Возвышенности, усыпанные острыми обломками скал да вросшими в землю древними валунами, навевают тоску. Непонятную печаль загадочности ломаных силуэтов почти человеческих фигур, окаменевших на вершинах песчаных сопок.
Отпечатки широких копыт, черные «орешки» оленьего помета, клочья грязно-белого ворса да узкие следы полозьев нарт – вот едва ли не единственные следы людей на необозримых равнинах, простершихся к западу от белоснежных, исполосованных черными шрамами заснеженных пиков гор Пэ. Впрочем, сейчас всех их поглотила сырая мгла полночи, превратив далекие горизонты всего лишь в воспоминания. Ни единый живой звук не нарушает замершую тишь ночи. Едва ли более темной, чем сумрачный день.
И все же это настоящая ночь. Птицы чувствуют перемену времени лучше всех: их голоса стихли часа за два до полуночи. Скоро, задолго до наступления утра, они вновь оживят необъятные просторы. Пока же некоторое оживление царит лишь на обширных галечных отмелях и серых песчаных пляжах верховий холодной «извилистой» Хараяха.

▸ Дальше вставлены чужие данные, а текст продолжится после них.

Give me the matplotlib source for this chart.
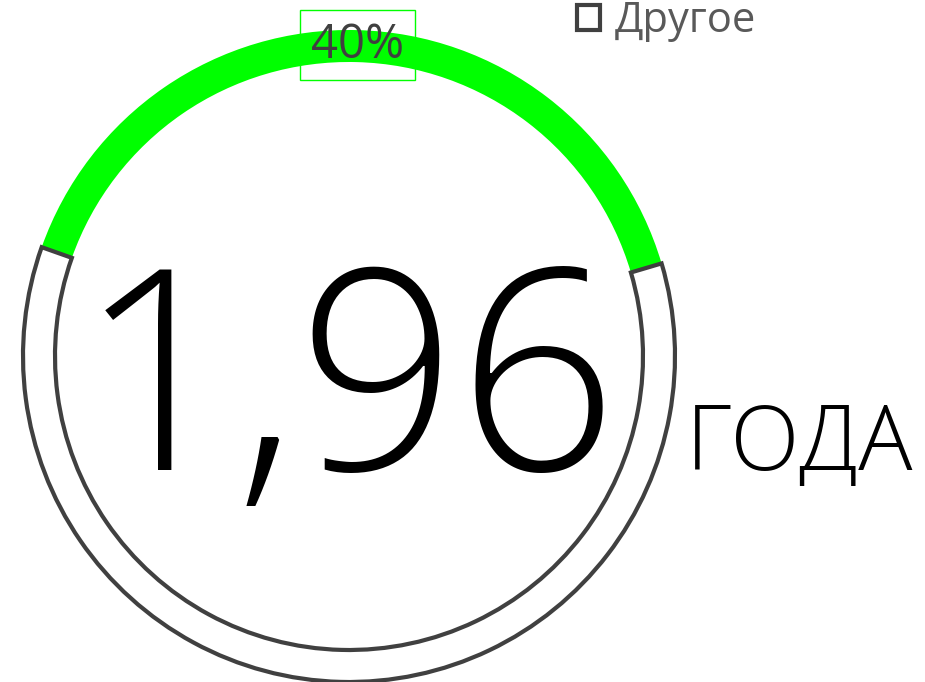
import matplotlib.pyplot as plt

# данные
categories = ['Значение', 'Другое']
values = [40, 60]
big_value = '1,96'
unit = 'ГОДА'

W, H = 925, 682
fig = plt.figure(figsize=(W / 100, H / 100), dpi=100)
ax = fig.add_axes([0, 0, 1, 1])

plt.rcParams['font.family'] = ['Open Sans', 'DejaVu Sans']

# кольцо
wedges, texts, autotexts = ax.pie(
    values,
    radius=326,
    center=(349, H - 356),
    startangle=160.5,
    counterclock=False,
    colors=['#00ff00', 'white'],
    autopct=lambda p: f'{p:.0f}%' if p < 50 else '',
    pctdistance=0.954,
    wedgeprops=dict(width=32, linewidth=0),
    textprops=dict(fontsize=34, color='#404040'),
)
wedges[1].set_edgecolor('#404040')
wedges[1].set_linewidth(3)
autotexts[0].set_bbox(dict(boxstyle='square,pad=0.23', facecolor='none', edgecolor='#00ff00', linewidth=1))

ax.set_xlim(0, W)
ax.set_ylim(0, H)
ax.set_axis_off()

# большое число и подпись
ax.text(348, H - 470, big_value, fontsize=202, color='black', ha='center', va='baseline', fontweight='light')
ax.text(686, H - 470, unit, fontsize=65, color='black', ha='left', va='baseline', fontweight='light')

# легенда
leg = ax.legend([wedges[1]], [categories[1]], loc='lower left', bbox_to_anchor=(577 / W, (H - 42) / H),
                frameon=False, fontsize=30, handlelength=0.55, handleheight=0.55, handletextpad=0.35,
                borderpad=0, borderaxespad=0, labelcolor='#595959')

fig.savefig('out.png', dpi=100)
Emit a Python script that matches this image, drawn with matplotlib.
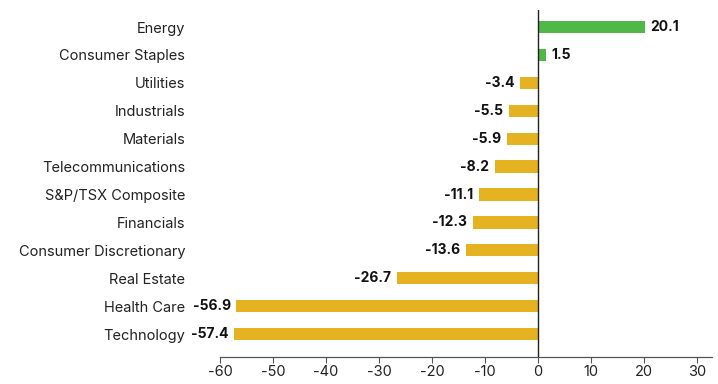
import matplotlib
matplotlib.use("Agg")
import matplotlib.pyplot as plt

# --- datos ---
sectores = ["Energy", "Consumer Staples", "Utilities", "Industrials", "Materials",
            "Telecommunications", "S&P/TSX Composite", "Financials",
            "Consumer Discretionary", "Real Estate", "Health Care", "Technology"]
valores = [20.1, 1.5, -3.4, -5.5, -5.9, -8.2, -11.1, -12.3, -13.6, -26.7, -56.9, -57.4]
ticks_x = [-60, -50, -40, -30, -20, -10, 0, 10, 20, 30]

verde = '#4fb848'
dorado = '#e5b321'
plt.rcParams['font.family'] = ['Inter', 'DejaVu Sans']

fig = plt.figure(figsize=(7.18, 3.84), dpi=100)
ax = fig.add_axes([0.3064, 0.0703, 0.6852, 0.9037])

pos = list(range(len(sectores)))
colores = [verde if v > 0 else dorado for v in valores]
ax.barh(pos, valores, height=0.44, color=colores, zorder=2)

for y, v in zip(pos, valores):
    if v >= 0:
        ax.annotate(f"{v:.1f}", (v, y), xytext=(4, 0), textcoords='offset points',
                    ha='left', va='center', fontsize=10, fontweight='bold', color='#111111')
    else:
        ax.annotate(f"{v:.1f}", (v, y), xytext=(-4, 0), textcoords='offset points',
                    ha='right', va='center', fontsize=10, fontweight='bold', color='#111111',
                    annotation_clip=False)

ax.axvline(0, color='#222222', linewidth=1.0, zorder=3)

ax.set_xlim(-60, 32.8)
ax.set_ylim(11.82, -0.61)
ax.set_yticks(pos)
ax.set_yticklabels(sectores, fontsize=10.5, color='#222222')
ax.set_xticks(ticks_x)
ax.set_xticklabels([str(t) for t in ticks_x], fontsize=10.5, color='#222222')
ax.tick_params(axis='y', length=0, pad=25)
ax.tick_params(axis='x', length=4, width=0.8, color='#555555', pad=2)

for s in ['top', 'right', 'left']:
    ax.spines[s].set_visible(False)
ax.spines['bottom'].set_color('#555555')
ax.spines['bottom'].set_linewidth(0.9)

fig.savefig('out.png', dpi=100)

Здесь сизокрылая чайка-халэв, теряясь в клубах прибрежного тумана, ерошит перо на черной скале посреди пенящихся белыми струями порогов. Маленькие юркие кулички-пыйсавык с тревожным писком, подпустив на несколько шагов, недовольно отлетают прочь, чтобы продолжить искать мелкую живность по берегам оставшихся во множестве после половодья луж. Редко-редко из мглы на длинных острых крыльях бесшумно вынырнет стройная, невесомая в своем полете белоснежная требьяв, – самая изящная из всех птиц этой холодной страны. Вот, пожалуй, и все, кто сумел устоять перед зябким дыханием ночной дремы.
Впрочем, – об этом недвусмысленно говорит узор многочисленных отпечатков на песке, – с раннего утра до позднего вечера берега привлекают намного больше пернатых. Стежки крошечных трехпалых следов пестрых куличков-зуйков хэй-сармик и нум-сармик цепочками вьются по урезу воды на многие метры. Большие перепончатые лапы голосистых гуменников-тиник истоптали весь песок по неглубоким прозрачным лужам, а «колбасками» гусиного помета усеяна вся поверхность пляжей. Там, где гуси жировали не так давно – вечером, перед тем как отправиться ночевать на озера, – поднятая со дна муть еще не успела осесть, и привлекает внимание все тех же суетливых куличков.
Длинноухие зайцы-няуа, песцы-нохо и даже крупный полярный волк-сармик, – все они расписались на пустынном песчаном берегу северной реки, несущей ледяные воды к краю земли. «Туда-где-ничего-нет», говорят кочевники.
Я иду «туда-где-ничего-нет». Впереди не один, не два и не три перехода. Не один день и не одна ночь пути. Сколько – я не знаю. Быть может, мне предстоит идти всю жизнь. Это, в сущности, сейчас не имеет значения. Понятие «день» уже давно перестало существовать для меня. Пройденный путь теперь измеряется не километрами, не часами, а ночевками. Под открытым немеркнущим небом и в пропитанном запахами дыма и выделанных оленьих шкур полумраке ненецких чумов. Я сплю утром, днем, вечером или ночью. Как зверь. Тогда, когда ноги уже не хотят шагать.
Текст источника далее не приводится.